══ Material provided
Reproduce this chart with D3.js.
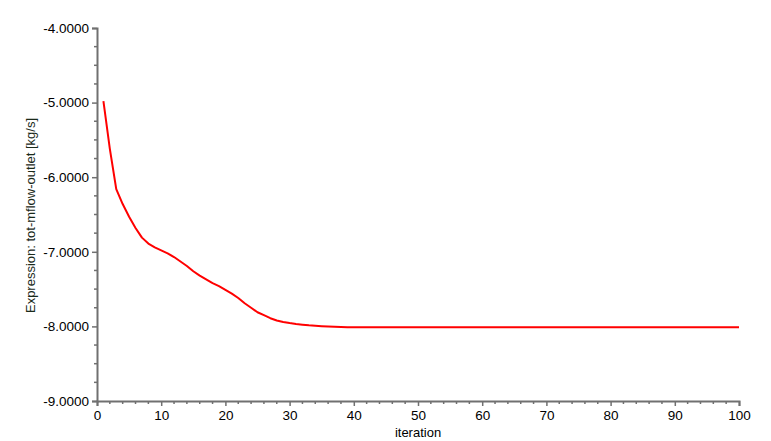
<!DOCTYPE html>
<html>
<head>
	<meta charset="utf-8">
	<title>tot-mflow-outlet</title>
	<script src="https://cdn.jsdelivr.net/npm/d3@7"></script>
	<style>
		body { margin: 0; background: #fff; }
		text { font-family: "Liberation Sans", Arial, sans-serif; }
	</style>
</head>
<body>
	<div id="chart"></div>
	<script>
		// Data
		var iterations = [1, 2, 3, 4, 5, 6, 7, 8, 9, 10,
			11, 12, 13, 14, 15, 16, 17, 18, 19, 20,
			21, 22, 23, 24, 25, 26, 27, 28, 29, 30,
			31, 32, 33, 34, 35, 36, 37, 38, 39, 40,
			45, 50, 60, 70, 80, 90, 100];
		var massFlow = [-4.98, -5.62, -6.16, -6.36, -6.53, -6.68, -6.81, -6.89, -6.94, -6.98,
			-7.02, -7.07, -7.13, -7.19, -7.26, -7.32, -7.37, -7.42, -7.46, -7.51,
			-7.56, -7.62, -7.69, -7.75, -7.81, -7.85, -7.89, -7.92, -7.94, -7.955,
			-7.967, -7.977, -7.986, -7.992, -7.997, -8.001, -8.005, -8.008, -8.01, -8.012,
			-8.012, -8.012, -8.012, -8.012, -8.012, -8.012, -8.012];
		var xTicks = [0, 10, 20, 30, 40, 50, 60, 70, 80, 90, 100];
		var yTicks = [-9, -8, -7, -6, -5, -4];

		var width = 771, height = 441;
		var margin = { top: 28, right: 32, bottom: 40, left: 97 };

		var x = d3.scaleLinear()
			.domain([0, 100])
			.range([margin.left, width - margin.right]);
		var y = d3.scaleLinear()
			.domain([-9, -4])
			.range([height - margin.bottom, margin.top]);

		var svg = d3.select("#chart")
			.append("svg")
			.attr("width", width)
			.attr("height", height);

		var axisColor = "#707070";

		// minor ticks
		var xMinor = d3.range(0, 101, 2).filter(d => d % 10 !== 0);
		var yMinor = d3.range(-9, -3.99, 0.25).filter(d => Math.abs(d - Math.round(d)) > 1e-6);

		var xAxis = svg.append("g")
			.attr("transform", "translate(0," + y(-9) + ")")
			.call(d3.axisBottom(x).tickValues(xTicks).tickSize(5).tickPadding(4)
				.tickFormat(d => String(d)));
		var yAxis = svg.append("g")
			.attr("transform", "translate(" + x(0) + ",0)")
			.call(d3.axisLeft(y).tickValues(yTicks).tickSize(5).tickPadding(2)
				.tickFormat(d => d.toFixed(4)));

		[xAxis, yAxis].forEach(function (g) {
			g.select(".domain").attr("stroke", axisColor).attr("stroke-width", 2);
			g.selectAll(".tick line").attr("stroke", axisColor).attr("stroke-width", 1.5);
			g.selectAll(".tick text").attr("fill", "#000").style("font-size", "13.5px")
				.style("font-family", "'Liberation Sans', Arial, sans-serif");
		});
		yAxis.selectAll(".tick text").attr("dx", "-1");

		svg.append("g").selectAll("line")
			.data(xMinor)
			.join("line")
			.attr("x1", d => x(d)).attr("x2", d => x(d))
			.attr("y1", y(-9)).attr("y2", y(-9) + 3)
			.attr("stroke", axisColor).attr("stroke-width", 1.5);
		svg.append("g").selectAll("line")
			.data(yMinor)
			.join("line")
			.attr("x1", x(0) - 3).attr("x2", x(0))
			.attr("y1", d => y(d)).attr("y2", d => y(d))
			.attr("stroke", axisColor).attr("stroke-width", 1.5);

		// axis titles
		svg.append("text")
			.attr("x", (x(0) + x(100)) / 2)
			.attr("y", height - 4)
			.attr("text-anchor", "middle")
			.style("font-size", "13px")
			.attr("fill", "#000")
			.text("iteration");
		svg.append("text")
			.attr("transform", "translate(35," + (y(-6.5) + 1) + ") rotate(-90)")
			.attr("text-anchor", "middle")
			.style("font-size", "13px")
			.attr("fill", "#1a2a1a")
			.text("Expression: tot-mflow-outlet [kg/s]");

		// line
		var pts = iterations.map((d, i) => ({ it: d, v: massFlow[i] }));
		svg.append("path")
			.datum(pts)
			.attr("fill", "none")
			.attr("stroke", "#ff0000")
			.attr("stroke-width", 2)
			.attr("stroke-linejoin", "round")
			.attr("d", d3.line().x(d => x(d.it)).y(d => y(d.v)));
	</script>
</body>
</html>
════
Repeat the lines exactly as they stand, from the opening line of the data through the line with "var yMinor = d3.range(-9, -3.99, 0.25).filter(d". Pictures stay out of the copy.

• **Response**:
Reproduce this chart with D3.js.
<!DOCTYPE html>
<html>
<head>
	<meta charset="utf-8">
	<title>tot-mflow-outlet</title>
	<script src="https://cdn.jsdelivr.net/npm/d3@7"></script>
	<style>
		body { margin: 0; background: #fff; }
		text { font-family: "Liberation Sans", Arial, sans-serif; }
	</style>
</head>
<body>
	<div id="chart"></div>
	<script>
		// Data
		var iterations = [1, 2, 3, 4, 5, 6, 7, 8, 9, 10,
			11, 12, 13, 14, 15, 16, 17, 18, 19, 20,
			21, 22, 23, 24, 25, 26, 27, 28, 29, 30,
			31, 32, 33, 34, 35, 36, 37, 38, 39, 40,
			45, 50, 60, 70, 80, 90, 100];
		var massFlow = [-4.98, -5.62, -6.16, -6.36, -6.53, -6.68, -6.81, -6.89, -6.94, -6.98,
			-7.02, -7.07, -7.13, -7.19, -7.26, -7.32, -7.37, -7.42, -7.46, -7.51,
			-7.56, -7.62, -7.69, -7.75, -7.81, -7.85, -7.89, -7.92, -7.94, -7.955,
			-7.967, -7.977, -7.986, -7.992, -7.997, -8.001, -8.005, -8.008, -8.01, -8.012,
			-8.012, -8.012, -8.012, -8.012, -8.012, -8.012, -8.012];
		var xTicks = [0, 10, 20, 30, 40, 50, 60, 70, 80, 90, 100];
		var yTicks = [-9, -8, -7, -6, -5, -4];

		var width = 771, height = 441;
		var margin = { top: 28, right: 32, bottom: 40, left: 97 };

		var x = d3.scaleLinear()
			.domain([0, 100])
			.range([margin.left, width - margin.right]);
		var y = d3.scaleLinear()
			.domain([-9, -4])
			.range([height - margin.bottom, margin.top]);

		var svg = d3.select("#chart")
			.append("svg")
			.attr("width", width)
			.attr("height", height);

		var axisColor = "#707070";

		// minor ticks
		var xMinor = d3.range(0, 101, 2).filter(d => d % 10 !== 0);
		var yMinor = d3.range(-9, -3.99, 0.25).filter(d => Math.abs(d - Math.round(d)) > 1e-6);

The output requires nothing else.